В сущности, какими бы несходными ни казались эти доктрины, в них одно и то же идолопоклонство. Напрасно Рёскин утверждает, будто хочет переделать мир, напрасно он строит дороги, скупает поля… Ведь искусство, образы интересуют его куда больше самой жизни. Именно в них он находит истинное счастье, и лишь прибегнув к софистике, ему удается убедить себя, что красота и нравственная красота – это одно и то же. Это не так, и здесь, возможно, кроется загадка несостоятельности всех эстетических доктрин, будь они сформулированы Рёскином или Уайльдом. Жизнь нужно любить ради нее самой, и не потому, что она красива; она вовсе не красива; напрасно пытаться ее выстраивать, приукрашивать, защищать от боли и уродства; это получится лишь отчасти, но, в сущности, она зачастую ужасна, всегда сложна, а убежище, которое можно отыскать в мире искусства, будет слишком непрочным. Нет, жизнь – это не очаровательное существо, на которое можно любоваться в экстазе, восклицая: «Beautiful! Beautiful!» Нет, это несчастная, не очень красивая женщина, порой больная, с которой мы, несмотря ни на что, чувствуем единство. Ее не надо стыдиться, не надо пытаться подкрасить и подрумянить – ей это не идет; надо иметь мужество гордо ступать рядом с ней, выводя в свет. И возможно, тем, кто готов принять ее как есть, интуитивно и чувственно, она подарит больше истинной радости, нежели тем, кто, глядя на образ, камень, бумагу или полотно, пытается отрешиться от человеческого уродства.

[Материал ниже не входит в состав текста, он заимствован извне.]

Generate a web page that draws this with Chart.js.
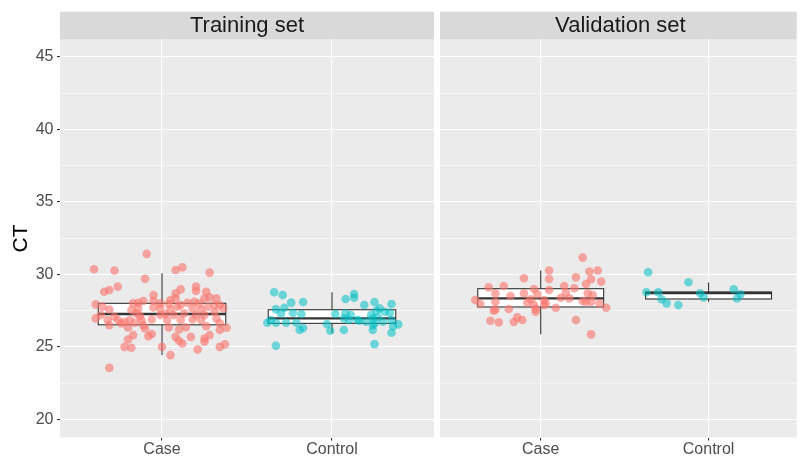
<!DOCTYPE html>
<html><head><meta charset="utf-8">
<script src="https://cdn.jsdelivr.net/npm/chart.js@4.4.1/dist/chart.umd.min.js"></script>
<style>
html,body{margin:0;padding:0;background:#fff;}
#wrap{position:relative;width:801px;height:459px;overflow:hidden;}
canvas{position:absolute;left:0;top:0;}
</style></head><body>
<div id="wrap"><canvas id="c1" width="801" height="459"></canvas><canvas id="c2" width="801" height="459"></canvas></div>
<script>
// ---- data ----
const categories = ['Case', 'Control'];
const panelTitles = ['Training set', 'Validation set'];
const yAxisTitle = 'CT';
const yTicks = [20, 25, 30, 35, 40, 45];

const trainCaseCT = [31.42,30.36,30.27,30.31,30.49,30.13,29.71,28.81,28.93,29.16,
 28.58,28.70,29.16,28.86,28.81,28.97,28.35,28.24,28.35,28.42,
 28.35,27.94,27.78,28.01,28.05,28.17,28.19,28.01,27.96,27.89,
 28.05,28.12,28.01,27.78,27.89,27.89,27.59,27.55,27.66,27.73,
 27.66,27.59,27.78,27.66,27.59,27.43,27.66,27.20,27.09,27.32,
 27.13,27.20,27.27,27.20,27.32,27.20,27.20,26.97,26.86,26.86,
 26.74,26.86,26.86,26.90,26.86,26.86,26.90,26.86,26.97,26.51,
 26.63,26.67,26.51,26.35,26.21,26.35,26.44,26.63,26.33,26.35,
 26.28,25.89,25.82,25.75,25.70,25.70,25.59,25.82,26.17,25.52,
 25.43,25.24,25.36,25.01,24.95,25.01,24.83,25.01,25.18,24.44,23.56];
const trainCaseJitter = [-0.09,-0.40,-0.28,0.08,0.12,0.28,-0.10,-0.34,-0.31,-0.26,
 -0.05,0.08,0.20,0.20,0.26,0.11,0.08,0.05,0.32,0.28,
 0.25,-0.39,-0.35,-0.17,-0.14,-0.11,-0.05,-0.01,0.04,0.11,
 0.15,0.19,0.22,0.27,0.31,0.34,-0.31,-0.18,-0.14,-0.05,
 -0.01,0.05,0.09,0.18,0.23,0.31,0.36,-0.36,-0.28,-0.15,
 -0.13,-0.01,0.02,0.07,0.13,0.20,0.25,-0.39,-0.32,-0.26,
 -0.22,-0.19,-0.12,-0.06,0.03,0.11,0.18,0.23,0.32,-0.31,
 -0.24,-0.16,-0.11,0.04,0.10,0.14,0.26,0.34,0.38,-0.20,
 -0.10,-0.06,-0.17,-0.08,0.08,0.17,0.25,0.28,0.34,-0.20,
 0.10,0.12,0.25,-0.22,-0.18,0.00,0.21,0.34,0.37,0.05,-0.31];

const trainControlCT = [28.77,28.58,28.06,28.10,27.60,27.71,27.32,27.36,27.27,28.31,
 28.65,28.40,27.89,28.10,27.66,27.96,27.50,27.36,26.67,26.67,
 26.67,26.67,26.17,26.31,26.58,26.12,27.27,27.32,27.20,26.86,
 26.17,26.86,26.81,27.20,26.97,26.51,26.17,26.63,27.04,26.74,
 26.86,26.44,26.56,25.98,25.08,25.20,26.86,26.74,26.97,27.43];
const trainControlJitter = [-0.34,-0.29,-0.24,-0.17,-0.33,-0.28,-0.30,-0.23,-0.18,0.08,
 0.13,0.13,0.19,0.25,0.28,0.35,0.26,0.34,-0.38,-0.33,
 -0.27,-0.21,-0.19,-0.17,-0.03,-0.01,0.02,0.08,0.11,0.10,
 0.07,0.15,0.16,0.23,0.24,0.24,0.24,0.25,0.27,0.30,
 0.35,0.36,0.39,0.35,-0.33,0.25,-0.36,0.20,0.07,0.31];

const valCaseCT = [31.16,30.27,29.69,29.74,29.80,30.20,30.27,29.51,29.67,29.34,
 29.11,29.21,29.00,29.21,29.05,28.93,28.70,28.52,28.70,28.63,
 28.75,28.70,28.58,28.24,27.96,28.12,28.06,28.29,27.89,28.24,
 28.01,28.40,28.35,28.17,28.12,28.01,27.59,27.62,27.62,27.89,
 27.71,27.71,26.81,26.70,26.72,27.04,26.86,26.86,25.87,27.50,
 28.12,27.43];
const valCaseJitter = [0.25,0.05,0.05,-0.10,0.21,0.29,0.34,0.36,0.30,0.27,
 -0.31,-0.22,-0.04,0.14,0.20,0.05,-0.27,-0.18,-0.10,-0.02,
 0.15,0.28,0.31,-0.39,-0.36,-0.27,-0.08,-0.06,-0.04,0.02,
 0.03,0.12,0.17,0.25,0.30,0.35,-0.27,-0.19,-0.03,0.02,
 0.09,0.39,-0.30,-0.25,-0.16,-0.14,-0.11,0.21,0.30,-0.28,
 0.27,-0.03];

const valControlCT = [30.15,29.46,28.77,28.77,28.29,28.01,27.89,28.70,28.42,28.98,28.63,28.35];
const valControlJitter = [-0.36,-0.12,-0.37,-0.30,-0.28,-0.25,-0.18,-0.05,-0.03,0.15,0.19,0.17];

// boxplot statistics [Case, Control]
const trainLower  = [24.44, 25.94];
const trainQ1     = [26.53, 26.63];
const trainMedian = [27.27, 26.97];
const trainQ3     = [28.01, 27.57];
const trainUpper  = [30.08, 28.77];

const valLower  = [25.87, 28.12];
const valQ1     = [27.76, 28.31];
const valMedian = [28.35, 28.72];
const valQ3     = [29.02, 28.79];
const valUpper  = [30.27, 29.44];

// ---- rendering ----
const FONT = "'Liberation Sans', Arial, Helvetica, sans-serif";
Chart.defaults.font.family = FONT;

const gridValues = [];
yTicks.forEach(v => { gridValues.push(v); if (v + 2.5 < 46) gridValues.push(v + 2.5); });

function pts(ct, jit, cat) { return ct.map((v, i) => ({x: cat + jit[i], y: v})); }

function makeChart(canvasId, panel, datasets, stats, showY, xMax, padLeft, padRight) {
  const stripPlugin = {
    id: 'strip' + panel,
    beforeDraw(chart) {
      const {ctx, chartArea: a} = chart;
      ctx.save();
      ctx.fillStyle = '#EBEBEB';
      ctx.fillRect(a.left, a.top, a.right - a.left, a.bottom - a.top);
      ctx.fillStyle = '#D9D9D9';
      ctx.fillRect(a.left, a.top - 27.8, a.right - a.left, 27.8);
      ctx.fillStyle = '#1A1A1A';
      ctx.font = '22px ' + FONT;
      ctx.textAlign = 'center';
      ctx.textBaseline = 'middle';
      ctx.fillText(panelTitles[panel], (a.left + a.right) / 2 + (panel === 1 ? 2 : 0), a.top - 13.4);
      ctx.restore();
    }
  };
  const boxPlugin = {
    id: 'box' + panel,
    beforeDatasetsDraw(chart) {
      const xs = chart.scales.x, ys = chart.scales.y, ctx = chart.ctx;
      ctx.save();
      categories.forEach((c, i) => {
        const pos = i + 1;
        const xl = xs.getPixelForValue(pos - 0.375), xr = xs.getPixelForValue(pos + 0.375), xc = xs.getPixelForValue(pos);
        const yLo = ys.getPixelForValue(stats.lower[i]), yQ1 = ys.getPixelForValue(stats.q1[i]);
        const yMd = ys.getPixelForValue(stats.median[i]), yQ3 = ys.getPixelForValue(stats.q3[i]);
        const yHi = ys.getPixelForValue(stats.upper[i]);
        ctx.strokeStyle = '#333333';
        ctx.lineWidth = 1.1;
        ctx.beginPath();
        ctx.moveTo(xc, yHi); ctx.lineTo(xc, yQ3);
        ctx.moveTo(xc, yQ1); ctx.lineTo(xc, yLo);
        ctx.stroke();
        ctx.fillStyle = '#FFFFFF';
        ctx.fillRect(xl, yQ3, xr - xl, yQ1 - yQ3);
        ctx.strokeRect(xl, yQ3, xr - xl, yQ1 - yQ3);
        ctx.lineWidth = 2.4;
        ctx.beginPath();
        ctx.moveTo(xl, yMd); ctx.lineTo(xr, yMd);
        ctx.stroke();
      });
      ctx.restore();
    }
  };
  return new Chart(document.getElementById(canvasId), {
    type: 'scatter',
    data: {datasets},
    plugins: [stripPlugin, boxPlugin],
    options: {
      responsive: false,
      animation: false,
      events: [],
      layout: {padding: {left: padLeft, right: padRight, top: 39.5, bottom: 0}},
      plugins: {legend: {display: false}, tooltip: {enabled: false}},
      scales: {
        x: {
          type: 'linear', min: 0.4, max: xMax,
          afterBuildTicks: s => { s.ticks = categories.map((c, i) => ({value: i + 1})); },
          afterFit: s => { s.height = 21.5; },
          ticks: {autoSkip: false, maxRotation: 0, padding: 1.5, color: '#4D4D4D',
                  font: {size: 16, lineHeight: 1}, callback: v => categories[Math.round(v) - 1] || ''},
          grid: {color: '#FFFFFF', lineWidth: 1.1, tickLength: 3, tickColor: '#333333', tickWidth: 1.1},
          border: {display: false}
        },
        y: {
          type: 'linear', min: 18.76, max: 46.2,
          afterBuildTicks: s => { s.ticks = gridValues.map(v => ({value: v})); },
          afterFit: s => { s.width = showY ? 60 : 0; },
          ticks: {display: showY, autoSkip: false, padding: 3.5, color: '#4D4D4D',
                  font: {size: 16}, callback: v => (v % 5 === 0 ? String(v) : '')},
          grid: {
            color: '#FFFFFF',
            lineWidth: c => (c.tick && c.tick.value % 5 === 0 ? 1.1 : 0.55),
            drawTicks: showY, tickLength: 3, tickWidth: 1.1,
            tickColor: c => (c.tick && c.tick.value % 5 === 0 ? '#333333' : 'rgba(0,0,0,0)')
          },
          border: {display: false},
          title: {display: showY, text: yAxisTitle, color: '#000000', font: {size: 21}, padding: {top: 8.5, bottom: 0}}
        }
      }
    }
  });
}

const red = 'rgba(248,118,109,0.62)';
const cyan = 'rgba(0,191,196,0.55)';
function ds(data, color) {
  return {data, backgroundColor: color, borderWidth: 0, pointRadius: 4.3, pointHoverRadius: 4.3};
}

makeChart('c1', 0,
  [ds(pts(trainCaseCT, trainCaseJitter, 1), red), ds(pts(trainControlCT, trainControlJitter, 2), cyan)],
  {lower: trainLower, q1: trainQ1, median: trainMedian, q3: trainQ3, upper: trainUpper},
  true, 2.6, 0, 367);

makeChart('c2', 1,
  [ds(pts(valCaseCT, valCaseJitter, 1), red), ds(pts(valControlCT, valControlJitter, 2), cyan)],
  {lower: valLower, q1: valQ1, median: valMedian, q3: valQ3, upper: valUpper},
  false, 2.525, 440, 0);
</script>
</body></html>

Если бы мне нужно было вырезать из дерева какую-нибудь игрушку для взрослых, я сделал бы утописта и циника. Рёскин и Уайльд сидят на двух концах вращающейся доски. Они сменяют друг друга, появляясь на театральных подмостках мира. Сейчас в Англии эпоха социального эстета; от уайльдовских времен он сохранил вкус к острому слову и ненависть к здравому смыслу. В его утопии нет рёскиновской сущности. Его пуританство приобрело скрытые формы. Эстет математик, логик, экономист – вот модель Кембриджа-1927. Вскоре он обретет своего близнеца-циника, это будет помолодевший, похудевший, энергичный, спортивный Уайльд, способный математик, любитель четких, отточенных, как шестеренка, фраз – вроде Свифта, начитавшегося Морана.
Английская литературная махина качнется и опрокинется, а Англия, огромная, вечная Англия, над которой парят игры разума, как чайки над волнами, – Англия будет жить.
Молодая английская литература[100]
По своей природе лекция ограничена временны́ми рамками, поэтому я не могу сколько-нибудь полно представить за час удивительное разнообразие молодых английских писателей; я даже не могу рассказать о лучших из них. Я просто хочу назвать некоторые имена, а также прочитать несколько текстов, которые я выбрал и перевел сам; они кажутся мне наиболее яркими. Однако, чтобы поместить их в контекст, прежде всего необходимо небольшое введение.
Начнем с двух примеров. Первую иллюстрацию я взял у Осберта Ситуэлла[101]
, который только что опубликовал роман «До бомбардировки»; в этом романе он показывает нравы, царящие на одном пляже в Англии за несколько лет до войны. Эти нравы он сравнивает с допотопными чудовищами. «Чтобы понять, – говорит он в предисловии, – насколько время, о котором мы пишем, далеко отстоит от нас, достаточно взять гравюру, показывающую моду двадцатилетней давности, и сравнить ее с критскими настенными росписями, сделанными за тысячу лет до нашей эры. Одежды и, вероятно, философия загадочных обитателей этого исчезнувшего мира нам бесконечно ближе, чем одежда и философия наших собственных родителей». Ситуэлл прав: в том, как молодые англичане в 1926 году относятся к жизни, есть что-то свежее, наивное, какой-то чувственный цинизм, боязливое язычество, к которому чуть позже добавляется мистицизм; все это гораздо ближе к примитивному ви́дению мира, чем к философии Викторианской или даже Эдвардианской эпох.Наш второй пример я взял у чудесного карикатуриста и эссеиста Макса Бирбома[102]
. Иллюстрация состоит из двух частей. Слева изображено «То, как видел будущее век девятнадцатый». Перед нами солидный толстяк Джон Буль, с волевым подбородком, взращенный на работах Спенсера; он самодовольно и уверенно смотрит вперед, в будущее, отстоящее от него примерно на пятьдесят лет, и видит там точно такого же Джона Буля, еще более толстого и сильного. Справа изображено «То, как видит будущее век двадцатый». Это молодой человек, худой и печальный, на руке у него траурная повязка; он застенчиво и боязливо смотрит на огромный туманный знак вопроса, в который складываются на горизонте облака[103].